All things that are,

Are with more spirit chased than enjoy'd.

How like a younker or a prodigal

The scarfed bark puts from her native bay,

Hugg'd and embraced by the strumpet wind!

How like the prodigal doth she return,

With over-weather'd ribs and ragged sails,

Lean, rent, and beggar'd by the strumpet wind!

William Shakespeare (1564-1616): The Merchant of Venice. Act ii. Sc. 6.

All things that are

Made for our general uses are at war,—

Even we among ourselves.

John Fletcher (1576-1625): Upon an "Honest Man's Fortune."

  I am made all things to all men.

New Testament: 1 Corinthians ix. 22.

  All things work together for good to them that love God.
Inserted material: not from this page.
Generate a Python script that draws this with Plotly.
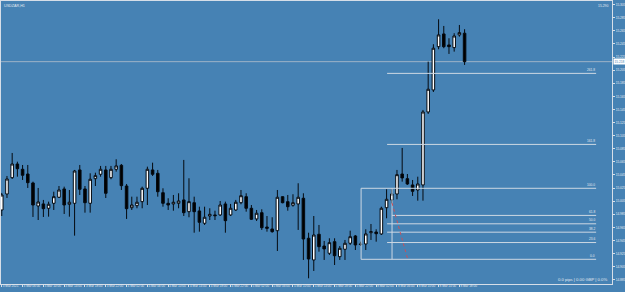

New Testament: Romans viii. 28.

Our author, for the advantage of this play ("Appius and Virginia"), had invented a new species of thunder, which was approved of by the actors, and is the very sort that at present is used in the theatre. The tragedy however was coldly received, notwithstanding such assistance, and was acted but a short time. Some nights after, Mr. Dennis, being in the pit at the representation of "Macbeth," heard his own thunder made use of; upon which he rose in a violent passion, and exclaimed, with an oath, that it was his thunder. "See," said he, "how the rascals use me! They will not let my play run, and yet they steal my thunder!"—Biographia Britannica, vol. v. p. 103.